Heap Profiler

[joe-maley]

This introduces a new C API:

TILEDB_EXPORT int32_t tiledb_heap_profiler_enable(
    const char* file_name_prefix,
    uint64_t dump_interval_ms,
    uint64_t dump_interval_bytes,
    uint64_t dump_threshold_bytes);

Executing the API does the following:

• The singleton HeapProfiler is enabled, which may only be done once in the
  lifetime of the process.
• On an uncaught std::bad_alloc (anywhere in the process) we will perform
  a stat dump and kill the process.
• If dump_interval_ms is non-zero, a thread is started which will dump
  the heap stats periodically.
• If dump_interval_bytes is non-zero, the next allocation that increases
  the lifetime total allocation byte size by this amount will perform a dump.
• If dump_threshold_bytes non-zero, labeled allocations with a total
  alloc size less than this amount will be ignored. This is used to reduce
  verbosity of the dump for trivial allocations.

This is dead code at the moment. The idea is that all dynamic memory allocations
in our source code will be accompanied by a call HeapProfiler::record_alloc().
When called, this save stats. Additionally, failed dynamic memory allocations
may invoke HeapProfiler::dump_and_terminate(). Similarly for dellocations.

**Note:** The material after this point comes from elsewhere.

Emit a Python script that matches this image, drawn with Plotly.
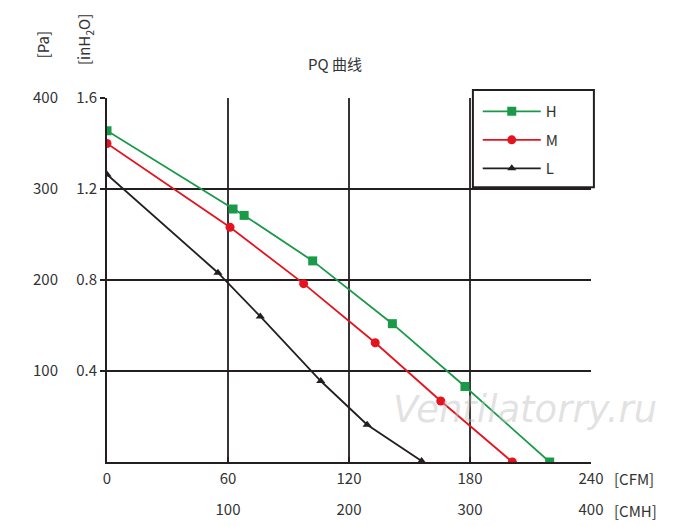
import plotly.graph_objects as go

# air flow [CFM] / static pressure [Pa]
h_cfm = [0, 62.5, 68, 102, 141.5, 177.5, 219.5]
h_pa = [364, 278, 271, 221, 152, 83, 0]
m_cfm = [0, 61, 97.5, 133, 165.5, 201]
m_pa = [350, 258, 196, 131, 67, 0]
l_cfm = [0, 55, 76, 106, 129, 156]
l_pa = [316, 208, 160, 89, 41, 1]

cfm_ticks = [0, 60, 120, 180, 240]
cmh_labels = ["100", "200", "300", "400"]
pa_ticks = [100, 200, 300, 400]
inh2o_labels = ["0.4", "0.8", "1.2", "1.6"]
cfm_grid = [60, 120, 180]
pa_grid = [100, 200, 300]

FONT = "Noto Sans CJK SC"
TXT = "#333333"
INK = "#231f20"

fig = go.Figure()
series = [
    ("H", h_cfm, h_pa, "#1a9a48", "square", 9),
    ("M", m_cfm, m_pa, "#e5131d", "circle", 9),
    ("L", l_cfm, l_pa, "#231f20", "triangle-up", 8),
]
for name, xs, ys, col, sym, sz in series:
    fig.add_trace(go.Scatter(x=xs, y=ys, name=name, legendgroup=name, mode="lines+markers",
                             line=dict(color=col, width=1.8),
                             marker=dict(symbol=sym, size=sz, color=col)))

# invisible copy so the second label axes (CMH / Pa) get drawn
fig.add_trace(go.Scatter(x=h_cfm, y=h_pa, xaxis="x2", yaxis="y2", mode="markers",
                         marker=dict(opacity=0), showlegend=False, hoverinfo="skip"))

# grid
for v in cfm_grid:
    fig.add_vline(x=v, line=dict(color=INK, width=1.8), layer="below")
for v in pa_grid:
    fig.add_hline(y=v, line=dict(color=INK, width=1.8), layer="below")

# legend box
fig.add_shape(type="rect", xref="paper", yref="paper", x0=0.756, x1=1.006, y0=0.755, y1=1.022,
              line=dict(color=INK, width=2), fillcolor="white", layer="below")

tick_font = dict(family=FONT, size=15, color=TXT)
# page body has an 8px margin, so the figure is 8px smaller than the window
fig.update_layout(
    width=692, height=519,
    margin=dict(l=99, r=109, t=90, b=65),
    paper_bgcolor="white", plot_bgcolor="white",
    font=dict(family=FONT, color=TXT),
    xaxis=dict(range=[0, 240], tickvals=cfm_ticks, showgrid=False, zeroline=False,
               showline=True, linecolor=INK, linewidth=2, ticks="inside", ticklen=5,
               tickcolor=INK, tickwidth=2, tickfont=tick_font, automargin=False,
               ticklabelstandoff=2),
    xaxis2=dict(range=[0, 240], overlaying="x", side="bottom", anchor="y",
                tickvals=cfm_ticks[1:], ticktext=cmh_labels, showgrid=False, zeroline=False,
                showline=False, ticks="", ticklabelstandoff=37, tickfont=tick_font,
                automargin=False),
    yaxis=dict(range=[0, 400], tickvals=pa_ticks, ticktext=inh2o_labels, showgrid=False,
               zeroline=False, showline=True, linecolor=INK, linewidth=2, ticks="outside",
               ticklen=5, tickcolor=INK, tickwidth=2, tickfont=tick_font, automargin=False),
    yaxis2=dict(range=[0, 400], overlaying="y", side="left", anchor="x",
                tickvals=pa_ticks, showgrid=False, zeroline=False, showline=False, ticks="",
                ticklabelstandoff=48, tickfont=tick_font, automargin=False),
    showlegend=True,
    legend=dict(x=0.766, y=1.008, xanchor="left", yanchor="top", bgcolor="rgba(0,0,0,0)",
                borderwidth=0, font=dict(family=FONT, size=15, color=TXT),
                tracegroupgap=6, itemwidth=58),
)

ann = [
    dict(text="PQ 曲线", x=0.471, y=1.096, size=15, angle=0, xanchor="center"),
    dict(text="[CFM]", x=1.043, y=-0.044, size=15, angle=0, xanchor="left"),
    dict(text="[CMH]", x=1.043, y=-0.132, size=15, angle=0, xanchor="left"),
    dict(text="[Pa]", x=-0.134, y=1.145, size=15, angle=-90, xanchor="center"),
    dict(text="[inH<sub>2</sub>O]", x=-0.045, y=1.16, size=15, angle=-90, xanchor="center"),
]
for a in ann:
    fig.add_annotation(text=a["text"], xref="paper", yref="paper", x=a["x"], y=a["y"],
                       xanchor=a["xanchor"], yanchor="middle", showarrow=False,
                       textangle=a["angle"], font=dict(family=FONT, size=a["size"], color=TXT))

# watermark
fig.add_annotation(text="<i>Ventilatorry.ru</i>", xref="paper", yref="paper", x=0.864, y=0.143,
                   xanchor="center", yanchor="middle", showarrow=False,
                   font=dict(family="DejaVu Sans", size=37, color="rgba(190,190,190,0.45)"))

fig.write_html("out.html")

The HeapProfiler is responsible for:

• Setting up the uncaught std::bad_alloc hook.
• Setting up a periodic dump thread.
• Reserving memory at initialization. This is an opaque block of dynamic memory
  that is freed when entering dump_and_terminate(). The intention is to release
  memory after a fail allocation to provide enough memory for the dump to be
  successful.
• Keeps a "labels cache" which is basically an object pool of strings to prevent
  duplication of string labels. For example, a caller may do:

tiledb::common::heap_profiler.record_alloc(p1, size1, "reader.cc::1923");
tiledb::common::heap_profiler.record_alloc(p2, size2, "reader.cc::1923");
tiledb::common::heap_profiler.record_alloc(p3, size3, "reader.cc::1923");

• Where "reader.cc::1923" could be generated by compilers macros, e.g. std::string(__FILE__ + "::" + __LINE__).
  In this scenario, we don't want to haev 3x "reader.cc::1923" strings allocated.
  We share them in the HeapProfiler.

The next step is to refactor our code base to find-and-replace all dynamic
memory APIs with a macro/typedef that will record alloc/dealloc stats as they
are used.

[eddelbuettel]

Looks good to me from a (arguably casual) glance.

[Shelnutt2]

The history file needs updating

[joe-maley]

The history file needs updating

Thanks -- I'll get it on the next related patch.

[ihnorton]

💯 Minor comment, otherwise LGTM.

[ihnorton]

I think this is good and useful as-is, but down the line we might want to do a simple bump allocator and placement new into this reserved space for the dump path data structures (we're still at the mercy of the memory manager if there's something else continuously eating memory on the system).

[joe-maley]

Yeah -- agreed. My initial approach was to allocate everything up-front but I decided that the label map would be valuable and that trying to manage+tune for a bunch of strings and hashes would be more trouble than it's immediately worth. Additionally, we'll still be at the mercy of the system if anything else in the dump path needs heap memory (for example, opening + writing to the output file). Finally, we don't have robust hooks for when we actually run out of memory. For example: if a malloc fails elsewhere in the process, we won't catch it.

For all those reasons, I see the preferred profiling as a periodic/interval dump. If we're lucky, we'll also get a dump at the time of going out of memory.